Von Philipp Theisohn


Die globalen Datenberge werden immer grösser und unüber sichtlicher. Wir müssen ihnen einen Mythos geben, um die Angst vor ihnen zu verlieren. Und den liefert der Cyberpunk.

 

Kein Zweifel: Big Data fehlt es an begabten Phantasten. Eigentlich bringt die Idee alles mit, um eine grosse, ja eine faszinierende Erzählung werden zu können: die Suche nach dem Schlüssel zum tiefsten Verständnis der Welt, den Moment, in dem die Dinge mit uns neu zu sprechen beginnen, die Utopie einer globalen, ökonomischen wie ökologischen Selbststeuerung des Menschen. Von dieser Utopie geblieben ist jedoch nur noch ein Raunen, ein Gerücht: Während wir noch von der besseren Welt träumen, hat jemand – Firmen, Finanzämter, Geheimdienste – schon «unsere Daten da» (Kraftwerk). Dieses uns bestens vertraute Szenario hat einen Fehler: Die Daten sind nicht mehr «da», sondern überall, sie fliessen durch unsere Hände und werden von uns genutzt, aber kaum mehr verstanden. Big Data braucht vorerst also nicht höhere Rechenkapazitäten, sondern einen passablen Plot. Eine Geschichte der Daten, sie könnte die Furcht vor ihnen nehmen.
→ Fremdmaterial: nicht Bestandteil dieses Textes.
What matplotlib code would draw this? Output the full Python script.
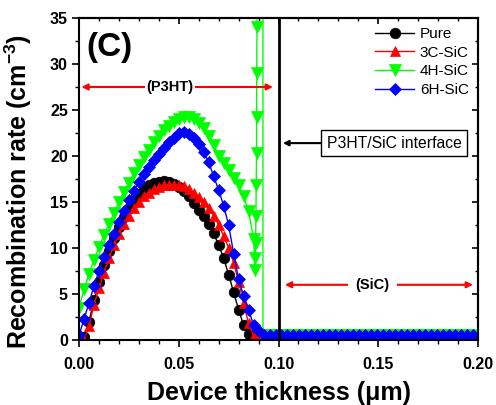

Bedienen könnte man sich dabei aus dem Fundus eines literarischen Genres, dessen Wurzeln in den 80er-Jahren des vergangenen Jahrhunderts liegen und das die Welten, die Big Data möglich machen könnte, vor unseren Augen ausbreitet: dem Cyberpunk, jener Spielart der Science Fiction, in der sich die raue Lebenswirklichkeit einer nahen, volltechnisierten Zukunft mit Wucht vor deren logische Erklärung schiebt. Das präzise Seziermesser der Verfremdung, wie es die harte Science Fiction zu führen versteht, gehört nicht zum Instrumentarium dieser Literatur. Sie ist laut, sie ist vulgär und manchmal sieht sie chromlackiertem Trash zum Verwechseln ähnlich. Wäre es ihr möglich, sie wäre das Gegenteil von Literatur. Gerade deswegen aber besitzt sie enorme Erschliessungskraft für eine Wirklichkeit, die eigentlich keine literarischen Strukturen, kein Raisonnement, keine klassischen Handlungsbögen und keine Tragik mehr besitzt, eine Wirklichkeit, in der Schreiben nicht mehr als eine grafische Repräsentation von Algorithmen ist. Wenn sich die literarische Kultur also ganz und gar in Daten verwandelt haben wird, dann ist der Cyberpunk das, was von dieser Kultur übrigbleibt: ein Hack in Romanform, die Demolierung von Codes, die Zweckentfremdung der Rechner, die ja eigentlich nicht erzählen, sondern eben rechnen sollen. Die programmatische Grösse des Cyberpunk besteht genau darin, dass er aus einer Welt zu uns spricht, in der die Kulturtechnik des Erzählens nur noch eine unter den Daten verschüttete Erinnerung darstellt, die erst aus den Abfällen der digitalen Realität, aus dem Datenmüll gerettet werden muss, ehe man von ihr Gebrauch machen kann.

 

DAS DUNKLE EIGENLEBEN DER DATEN

 

 

Was den Cyberpunk – in Gestalt etwa von William Gibsons «Neuromancer» (1984) oder Rudy Ruckers «Ware»-Tetralogie (1982–1998) – einst zum Katalysator der verdrängten, technikbezogenen Problemlagen des späten 20. Jahrhunderts hat werden lassen, das sind seine dystopischen Analysen einer datengerechten Gesellschaft. Die Sozialprognostik des Cyberpunk ist heute fester Bestandteil der Diskussionen um die Zukunft der Daten, ihre Vermassung, ihre Allgegenwart und ihr Eigenleben. Es sind Visionen der Angst: Die Vernetzung von privaten und öffentlichen Daten, von Gesundheitsparametern und volkswirtschaftlichen Kennzahlen, von virtuellen Freundschaften, Terrorfahndungsdatenbanken und Passagierlisten führt geradewegs in eine Welt, in der Korporationen unmittelbaren Zugriff auf das Leben ihrer Bediensteten haben (wie in Lewis Shiners «Frontera»), in der die gesundheitliche Fürsorge restlos zum Geschäft von Herzendealern und halbseidenen Biochipsverkäufern geworden ist (wie in Ruckers «Software») und in der Kriege vor allem anderen Cyber Wars sind (wie in Gibsons «Count Zero»). Dort, wo die Daten einen Selbstwert erhalten, wo man ihrer Speicherung, Vermehrung und Vernetzung Geld, Zeit und Energie unterordnet, da lassen sie über kurz oder lang die Ressourcen knapp und das menschliche Leben hart werden, so dass man es am Ende des Tages mit Massen prekarisierter Hightechexperten zu tun bekommt, die sich in verödeten Innenstädten als Auftragskiller oder Prostituierte verdingen müssen.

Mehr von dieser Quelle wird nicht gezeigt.